> Objective: Scan the material and copy every line in which "React" appears.

> Dataset section:
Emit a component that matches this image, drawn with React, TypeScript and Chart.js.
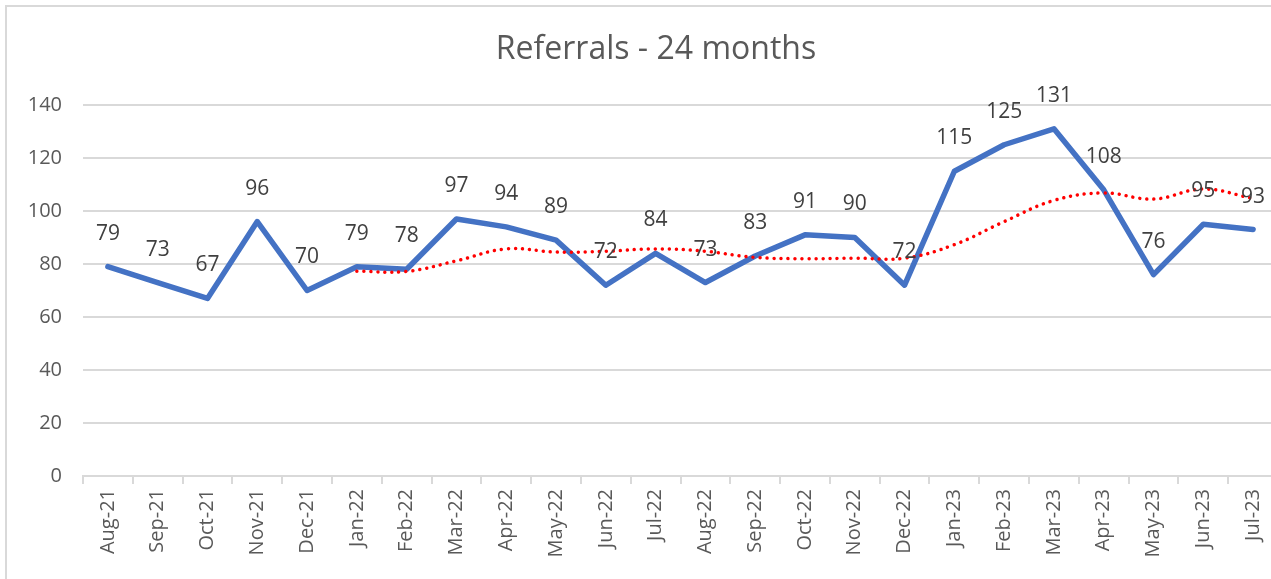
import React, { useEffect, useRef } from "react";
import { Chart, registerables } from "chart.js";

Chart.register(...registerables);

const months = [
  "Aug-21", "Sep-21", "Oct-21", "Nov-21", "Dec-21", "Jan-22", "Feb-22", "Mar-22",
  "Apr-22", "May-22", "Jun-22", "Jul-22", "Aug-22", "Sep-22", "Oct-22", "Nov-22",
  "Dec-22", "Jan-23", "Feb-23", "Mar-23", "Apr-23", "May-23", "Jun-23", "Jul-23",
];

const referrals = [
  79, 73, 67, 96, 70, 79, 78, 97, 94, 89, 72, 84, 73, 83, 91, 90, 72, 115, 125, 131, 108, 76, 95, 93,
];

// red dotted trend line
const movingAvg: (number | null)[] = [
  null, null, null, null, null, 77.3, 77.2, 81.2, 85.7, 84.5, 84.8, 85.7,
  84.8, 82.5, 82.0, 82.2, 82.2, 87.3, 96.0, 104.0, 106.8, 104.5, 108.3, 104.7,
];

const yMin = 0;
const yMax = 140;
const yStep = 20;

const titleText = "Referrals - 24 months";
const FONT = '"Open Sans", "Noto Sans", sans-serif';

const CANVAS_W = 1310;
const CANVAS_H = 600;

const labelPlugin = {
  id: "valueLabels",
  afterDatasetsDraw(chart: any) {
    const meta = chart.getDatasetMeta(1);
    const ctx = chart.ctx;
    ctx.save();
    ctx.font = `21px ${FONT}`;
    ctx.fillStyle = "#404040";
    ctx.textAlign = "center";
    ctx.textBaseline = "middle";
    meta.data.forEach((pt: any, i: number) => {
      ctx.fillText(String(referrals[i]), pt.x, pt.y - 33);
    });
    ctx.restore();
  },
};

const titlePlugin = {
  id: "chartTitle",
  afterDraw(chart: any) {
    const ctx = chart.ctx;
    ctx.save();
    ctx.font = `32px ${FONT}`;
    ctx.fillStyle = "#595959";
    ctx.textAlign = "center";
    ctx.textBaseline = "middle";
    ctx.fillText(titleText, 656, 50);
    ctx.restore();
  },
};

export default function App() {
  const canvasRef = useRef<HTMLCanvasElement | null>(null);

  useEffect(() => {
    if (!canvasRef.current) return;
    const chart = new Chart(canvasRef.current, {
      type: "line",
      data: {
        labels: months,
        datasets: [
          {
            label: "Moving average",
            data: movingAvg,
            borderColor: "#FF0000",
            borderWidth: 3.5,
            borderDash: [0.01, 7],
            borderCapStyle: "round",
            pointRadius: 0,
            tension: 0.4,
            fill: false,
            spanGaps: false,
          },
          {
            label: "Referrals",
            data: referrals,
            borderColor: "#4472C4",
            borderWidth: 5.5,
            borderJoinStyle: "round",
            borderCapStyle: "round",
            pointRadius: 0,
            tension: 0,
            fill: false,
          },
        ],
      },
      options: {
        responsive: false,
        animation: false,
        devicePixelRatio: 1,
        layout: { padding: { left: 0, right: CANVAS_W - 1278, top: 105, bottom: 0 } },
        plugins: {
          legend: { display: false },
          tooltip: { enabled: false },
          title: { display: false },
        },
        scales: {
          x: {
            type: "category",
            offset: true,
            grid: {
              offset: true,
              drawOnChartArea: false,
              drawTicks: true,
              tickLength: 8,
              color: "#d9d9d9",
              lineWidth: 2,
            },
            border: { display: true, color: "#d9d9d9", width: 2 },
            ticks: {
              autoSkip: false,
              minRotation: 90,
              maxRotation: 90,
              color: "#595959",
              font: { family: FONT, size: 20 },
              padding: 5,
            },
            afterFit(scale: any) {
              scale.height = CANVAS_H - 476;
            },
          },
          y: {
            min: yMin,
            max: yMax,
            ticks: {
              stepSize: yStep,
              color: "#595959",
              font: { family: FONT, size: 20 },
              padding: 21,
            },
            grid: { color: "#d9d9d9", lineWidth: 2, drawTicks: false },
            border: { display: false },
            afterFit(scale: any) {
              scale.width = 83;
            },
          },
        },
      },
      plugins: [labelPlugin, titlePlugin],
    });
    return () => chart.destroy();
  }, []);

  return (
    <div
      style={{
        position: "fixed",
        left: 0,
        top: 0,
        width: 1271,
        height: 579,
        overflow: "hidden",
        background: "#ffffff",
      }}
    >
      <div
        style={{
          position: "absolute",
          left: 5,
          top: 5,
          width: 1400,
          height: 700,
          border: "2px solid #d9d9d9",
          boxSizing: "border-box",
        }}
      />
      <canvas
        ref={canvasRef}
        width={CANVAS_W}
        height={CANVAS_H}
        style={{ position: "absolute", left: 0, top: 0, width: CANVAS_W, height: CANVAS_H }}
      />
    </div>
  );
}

> Answer to this exercise:
Emit a component that matches this image, drawn with React, TypeScript and Chart.js.
import React, { useEffect, useRef } from "react";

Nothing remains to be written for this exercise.